Обсуждение природы пустоты и возможности ее присутствия в телах в виде своего рода пор ("мельчайших пустот") приводит Галилея к той проблеме, которая на протяжении средних веков, как правило, была связана с гипотезой о существовании пустоты, а именно к проблеме непрерывности. Ведь допущение пустот в виде мельчайших промежутков между частями тела требует обсудить вопрос о том, что такое само тело: есть ли оно нечто непрерывное или же состоит из мельчайших "неделимых" и каково, далее, число этих последних конечное или бесконечное?
Вопросы эти широко дискутировались в XIII и особенно в XIV в., и в этом смысле Галилей еще не выходит за рамки средневековой науки в своей постановке этих вопросов. Но вот в решении их Галилей выступает отнюдь не как средневековый ученый. Он допускает существование "мельчайших пустот" в телах, которые и оказываются источником силы сцепления в них. Обратим внимание на интересное отличие Галилея от античных атомистов: у последних пустоты, поры в телах выступали как причина их разрушаемости, почему и надо было Демокриту предположить, что неразделимость атома обусловлена отсутствием в нем пустоты, которая разделяла бы его на части. У Галилея же, напротив, пустота выступает как сила сцепления. О силе пустоты Галилей вслед за средневековыми физиками рассуждает в понятиях Аристотеля, а не атомистов: по Аристотелю, природа "боится пустоты", чем Аристотель и объясняет целый ряд физических явлений, в том числе движение жидкости в сообщающихся сосудах и т.д. К таким же объяснениям прибегали некоторые средневековые физики. Их принимает и Галилей, когда пишет: "Если мы возьмем цилиндр воды и обнаружим в нем сопротивление его частиц разделению, то оно не может происходить от иной причины, кроме стремления не допустить образования пустоты".

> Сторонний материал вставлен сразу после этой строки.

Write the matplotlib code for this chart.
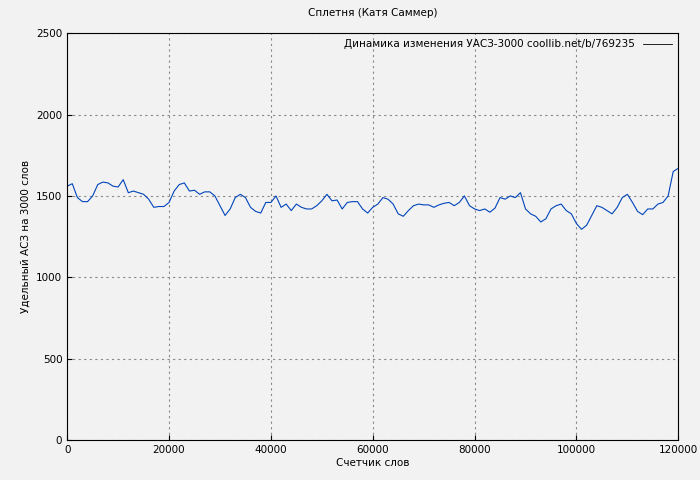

Возможность наличия мельчайших пустот в телах Галилей доказывает сначала с помощью физического аргумента, а затем в подкрепление его обращается к аргументу философскому, а именно к вопросу о структуре континуума. К этому переходу побуждает Галилея естественный вопрос: как можно объяснить огромную силу сопротивления некоторых материалов разрыву или деформации с помощью ссылок на "мельчайшие пустоты"? Ведь, будучи мельчайшими, эти пустоты, надо полагать, дают и ничтожную величину сопротивления. Чтобы разрешить возникшее затруднение, Галилей прибегает к допущению, сыгравшему кардинальную роль в становлении науки нового времени. Он заявляет, что "хотя эти пустоты имеют ничтожную величину (заметим, что величину, хоть и ничтожную, они все же имеют. - П.Г.) и, следовательно, сопротивление каждой из них легко превозмогаемо, но неисчерпаемость их количества неисчислимо увеличивает сопротивляемость". Неисчислимость количества ничтожно малых пустот - это в сущности бесконечное множество бесконечно малых, можно сказать, пустот, а можно сказать, сил сопротивления. Потом окажется, что этот метод суммирования бесконечно большого числа бесконечно малых неважно чего: моментов времени, частей пространства, моментов движения и т.д. - является универсальным и необычайно плодотворным инструментом мышления.